**Required work:** Restate, exactly and only, the lines from the first through the line containing "import * as".

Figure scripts
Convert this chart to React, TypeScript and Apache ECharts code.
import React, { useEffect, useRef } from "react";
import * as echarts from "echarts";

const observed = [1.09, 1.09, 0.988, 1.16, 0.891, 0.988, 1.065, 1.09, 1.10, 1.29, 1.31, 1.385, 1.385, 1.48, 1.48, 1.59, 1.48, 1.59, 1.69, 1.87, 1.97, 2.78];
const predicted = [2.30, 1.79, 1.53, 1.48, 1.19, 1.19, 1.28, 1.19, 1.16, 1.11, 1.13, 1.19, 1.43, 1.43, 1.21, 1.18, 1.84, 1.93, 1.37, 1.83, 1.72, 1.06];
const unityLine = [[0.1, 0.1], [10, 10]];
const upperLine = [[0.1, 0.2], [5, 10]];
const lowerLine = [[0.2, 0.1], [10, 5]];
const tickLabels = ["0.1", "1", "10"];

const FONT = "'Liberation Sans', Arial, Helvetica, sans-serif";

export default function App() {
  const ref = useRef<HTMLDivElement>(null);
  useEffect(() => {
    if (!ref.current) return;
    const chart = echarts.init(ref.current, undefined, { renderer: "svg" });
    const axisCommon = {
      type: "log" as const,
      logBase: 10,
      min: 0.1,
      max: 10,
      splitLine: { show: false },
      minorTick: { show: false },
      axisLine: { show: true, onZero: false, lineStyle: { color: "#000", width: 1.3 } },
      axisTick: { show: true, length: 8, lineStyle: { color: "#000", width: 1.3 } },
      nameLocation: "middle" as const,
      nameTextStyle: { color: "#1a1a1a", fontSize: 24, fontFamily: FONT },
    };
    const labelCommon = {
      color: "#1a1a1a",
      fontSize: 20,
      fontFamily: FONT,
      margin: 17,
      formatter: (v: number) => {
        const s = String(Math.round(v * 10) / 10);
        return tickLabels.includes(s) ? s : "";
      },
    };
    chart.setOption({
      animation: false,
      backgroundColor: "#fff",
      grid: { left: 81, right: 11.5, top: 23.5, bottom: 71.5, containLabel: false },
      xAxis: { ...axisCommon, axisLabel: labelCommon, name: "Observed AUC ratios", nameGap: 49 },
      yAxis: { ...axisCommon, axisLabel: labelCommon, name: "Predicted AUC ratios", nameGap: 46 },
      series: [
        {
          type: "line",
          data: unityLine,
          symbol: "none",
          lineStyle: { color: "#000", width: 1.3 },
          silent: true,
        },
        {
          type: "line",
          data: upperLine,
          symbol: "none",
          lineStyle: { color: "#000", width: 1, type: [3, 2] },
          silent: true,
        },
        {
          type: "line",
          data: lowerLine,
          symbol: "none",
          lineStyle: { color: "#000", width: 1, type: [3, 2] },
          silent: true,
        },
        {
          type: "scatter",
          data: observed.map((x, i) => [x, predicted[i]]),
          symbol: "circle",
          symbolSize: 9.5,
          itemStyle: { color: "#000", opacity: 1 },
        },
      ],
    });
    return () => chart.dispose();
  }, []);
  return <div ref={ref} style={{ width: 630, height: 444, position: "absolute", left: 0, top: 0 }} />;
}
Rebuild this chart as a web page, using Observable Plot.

**Expected answer:**
Convert this chart to React, TypeScript and Apache ECharts code.
import React, { useEffect, useRef } from "react";
import * as echarts from "echarts";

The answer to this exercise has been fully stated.